Dr. Tom Oxley will perform minor surgery on a number of paralysed people at the Royal Melbourne and Austin Hospitals toward the end of 2017, inserting matchstick-sized stentrodes near the brain’s motor cortex in order to send signals to a robotic exoskeleton (pictured below). Should the trial be successful, the paralysis sufferers will be able to mobilise when connected to their robotic suit.
“If you consider how we use smartphones, it’s incredible that we communicate silently to each other without talking,” Dr. Oxley told Jane Gardner of the University of Melbourne. “Now imagine if that little device was inside your brain and you didn’t have to use your hands to type out the letters of the text message. Suddenly what you’re achieving is considered telepathy.”
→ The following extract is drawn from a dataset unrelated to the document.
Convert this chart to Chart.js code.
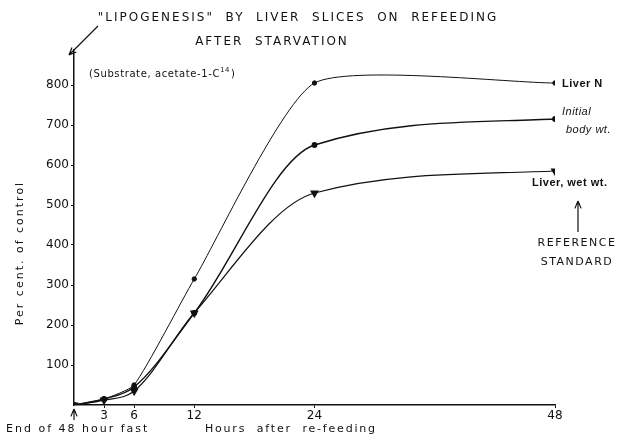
<!DOCTYPE html>
<html>
<head>
<meta charset="utf-8">
<script src="https://cdn.jsdelivr.net/npm/chart.js@4.4.1/dist/chart.umd.min.js"></script>
<style>
  html, body { margin: 0; padding: 0; background: #fff; }
  #wrap { width: 619px; height: 439px; }
</style>
</head>
<body>
<div id="wrap"><canvas id="canvasChart" width="619" height="439"></canvas></div>
<script>
// values (per cent of control)
const hours = [0, 3, 6, 12, 24, 48];
const liverN = [0, 15, 50, 315, 805, 805];
const bodyWt = [0, 15, 45, 230, 650, 715];
const liverWet = [0, 12, 35, 230, 530, 585];
const xTicks = [3, 6, 12, 24, 48];
const yTicks = [100, 200, 300, 400, 500, 600, 700, 800];

const ink = '#111';
const font = "'DejaVu Sans', sans-serif";
const narrow = "'Liberation Sans', Arial, sans-serif";

function pts(arr) {
  return hours.map((h, i) => ({ x: h, y: arr[i] }));
}

function arrow(ctx, x1, y1, x2, y2) {
  const a = Math.atan2(y2 - y1, x2 - x1);
  ctx.beginPath();
  ctx.moveTo(x1, y1);
  ctx.lineTo(x2, y2);
  ctx.moveTo(x2, y2);
  ctx.lineTo(x2 - 8 * Math.cos(a - 0.4), y2 - 8 * Math.sin(a - 0.4));
  ctx.moveTo(x2, y2);
  ctx.lineTo(x2 - 8 * Math.cos(a + 0.4), y2 - 8 * Math.sin(a + 0.4));
  ctx.stroke();
}

const notes = {
  id: 'notes',
  afterDraw(chart) {
    const ctx = chart.ctx;
    ctx.save();
    ctx.fillStyle = ink;
    ctx.strokeStyle = ink;
    ctx.lineWidth = 1.2;
    ctx.textBaseline = 'middle';

    // title
    ctx.textAlign = 'center';
    ctx.font = '12px ' + font;
    ctx.letterSpacing = '2px';
    ctx.fillText('"LIPOGENESIS"  BY  LIVER  SLICES  ON  REFEEDING', 298, 18);
    ctx.fillText('AFTER  STARVATION', 272, 42);

    // substrate note
    ctx.letterSpacing = '0.6px';
    ctx.textAlign = 'left';
    ctx.font = '10px ' + font;
    let s = '(Substrate, acetate-1-C';
    ctx.fillText(s, 89, 74);
    let w = ctx.measureText(s).width;
    ctx.font = '7px ' + font;
    ctx.fillText('14', 89 + w, 70);
    let w2 = ctx.measureText('14').width;
    ctx.font = '10px ' + font;
    ctx.fillText(')', 89 + w + w2 + 1, 74);

    arrow(ctx, 98, 26, 69, 55);

    // series labels on the right
    ctx.letterSpacing = '0.5px';
    ctx.font = 'bold 11px ' + narrow;
    ctx.fillText('Liver N', 562, 84);
    ctx.font = 'italic 11px ' + narrow;
    ctx.fillText('Initial', 562, 112);
    ctx.fillText('body wt.', 566, 130);
    ctx.font = 'bold 11px ' + narrow;
    ctx.fillText('Liver, wet wt.', 532, 183);
    arrow(ctx, 578, 232, 578, 201);
    ctx.letterSpacing = '1.5px';
    ctx.textAlign = 'center';
    ctx.font = '11px ' + font;
    ctx.fillText('REFERENCE', 577, 243);
    ctx.fillText('STANDARD', 577, 262);

    // bottom notes
    ctx.letterSpacing = '2px';
    ctx.textAlign = 'left';
    ctx.font = '11px ' + font;
    ctx.fillText('End of 48 hour fast', 6, 429);
    ctx.letterSpacing = '1.8px';
    ctx.fillText('Hours  after  re-feeding', 205, 429);
    ctx.letterSpacing = '0px';
    arrow(ctx, 74, 420, 74, 409);

    // y title
    ctx.translate(20, 253);
    ctx.rotate(-Math.PI / 2);
    ctx.textAlign = 'center';
    ctx.letterSpacing = '2px';
    ctx.font = '11px ' + font;
    ctx.fillText('Per cent. of control', 0, 0);
    ctx.restore();
  }
};

const line = {
  borderColor: ink,
  backgroundColor: ink,
  pointBorderColor: ink,
  pointBackgroundColor: ink,
  fill: false,
  showLine: true,
  cubicInterpolationMode: 'monotone'
};

new Chart(document.getElementById('canvasChart'), {
  type: 'scatter',
  data: {
    datasets: [
      Object.assign({}, line, {
        label: 'Liver N', data: pts(liverN),
        cubicInterpolationMode: 'default', tension: 0.18,
        borderWidth: 1, pointRadius: 2.2
      }),
      Object.assign({}, line, {
        label: 'Initial body wt.', data: pts(bodyWt),
        borderWidth: 1.4, pointRadius: 2.2
      }),
      Object.assign({}, line, {
        label: 'Liver, wet wt.', data: pts(liverWet),
        borderWidth: 1.2, pointRadius: 4,
        pointStyle: 'triangle', rotation: 180
      })
    ]
  },
  options: {
    responsive: false,
    animation: false,
    layout: { padding: { top: 50, right: 64, left: 0, bottom: 0 } },
    plugins: { legend: { display: false }, tooltip: { enabled: false } },
    scales: {
      x: {
        type: 'linear', min: 0, max: 48,
        afterBuildTicks: s => { s.ticks = xTicks.map(v => ({ value: v })); },
        afterFit: s => { s.height = 34; },
        border: { color: ink, width: 1.5 },
        grid: { drawOnChartArea: false, color: ink, tickLength: 3 },
        ticks: { color: ink, padding: 1, font: { family: font, size: 12 } }
      },
      y: {
        min: 0, max: 887.5,
        afterBuildTicks: s => { s.ticks = yTicks.map(v => ({ value: v })); },
        afterFit: s => { s.width = 74; },
        border: { color: ink, width: 1.5 },
        grid: { drawOnChartArea: false, color: ink, tickLength: 3 },
        ticks: { color: ink, padding: 2, font: { family: font, size: 12 } }
      }
    }
  },
  plugins: [notes]
});
</script>
</body>
</html>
“Direct brain-to-brain telecommunication is not unfeasible 30 years from now,” he added. “These devices will enable us to achieve electronic capabilities that we can’t really imagine now.”
Dr. Oxley believes that the mind-to-machine technology has additional uses for able-bodied people; he admits that the military has shown an interest in the technology, not just to give injured soldiers artificial limbs but to give pilots direct mind control over fighter jets.
“The military appear interested in the potential for jet fighters to control their planes with direct thought control, rather than using their arms. The reaction time you’d shave off would be milliseconds,” Dr Oxley said.